Anthropologist Stefana Broadbent (I've already blogged about her research here and here and here and written an Economist story about her) talks about trends in entertainment and communication. With her team of sociologists and psychologists she observes people closely and collects a whole set of data (diaries, bookmarks, playlists, they ask people to keep logbooks of communication and media usage, etc). She is a great speaker and a much-needed tech myth buster.
She shows a set of apparently disconnected data that all point in the same direction. Written communication prevails: if you ask people to keep a diary of their daily (mediated) communication, there is a huge prevalence of the written channels (IM, SMS, e-mail) over voice. This correlates to another phenomenon: private life is going into work life: what has changed in the last few years is that there is constant contact with people in our private social network, even during working time. TiVo: you may have heard that the main reason why people have bought TiVos and other digital video recorders is to skip through the ads. Add that to the list of urban myths: DRV owners watch 40% of the ads that they could skip. Another myth: online video is gonna kill TV. Actually, people who watch video online watch more and not less TV. Another: substitution effect: only 10% of people say that they've been listening to less radio because of MP3 players. Another: newspapers are dead? So how comes that daily paper circulation, free dailies included, has increased in Europe in the last five years? (The free dailies are not about "free" only, they success is tied to the fact that they're ubiquitously available).

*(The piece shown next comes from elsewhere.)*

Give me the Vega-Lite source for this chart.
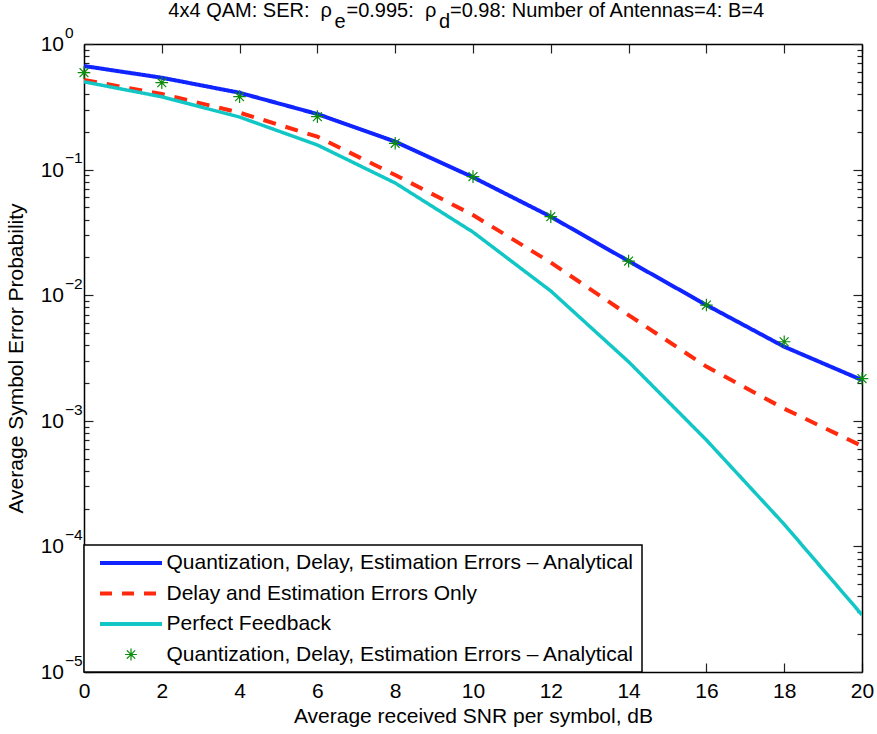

There is no substitution: everything is added. There is more and more media piling on, more devices, more channels. What's happening is that everything is moving into the background, everything is becoming wallpaper. Radio and music has always been background. Now, TV is becoming wallpaper too, the daily newspapers are read as background (or as interstitials), IM and e-mail also are starting to run in the background, a constant flow of "open channel interaction".
What does it mean to be background? Something that we pay less attention to, that becomes subconscious. In psychology, it's called creating a routine. Attention gets refocused on that activity only when there is an unexpected change. People have incredible media routines. All their day is organized around routines, from waking up in the morning and switching on the radio to the same channel (remember that scene in "Groundhog Day"?), to switching on the PC to check e-mail (including a routine within the routine in the websurfing sequence), to the call and SMS routine. Skype users have the highest routine of all, they plan their calls.
Now, there is a problem: the whole industry is trying to say bye-bye to routine. The whole ICT industry today has to do with putting people in total control and deliberate choice of everything that they will listen to, look at, etc: VOD, HDD recorders, IPTV archives, podcasts, videocasts, personalized radio stations, layout skins, etc.
But users can only multitask if we don't ask for all their attention. Choosing kills routines and requires attention -- the moment you choose you commit to something -- it moves the activity to the foreground; being in control means being actively focused.
Individuals are pretty good as making choices about things that are important to them, and we are also good at constantly moving other things to the side, which allows us to constantly integrate all these new devices, channels, etc. So the question is: how important something is to you to makes you make that specific choice of focusing on it?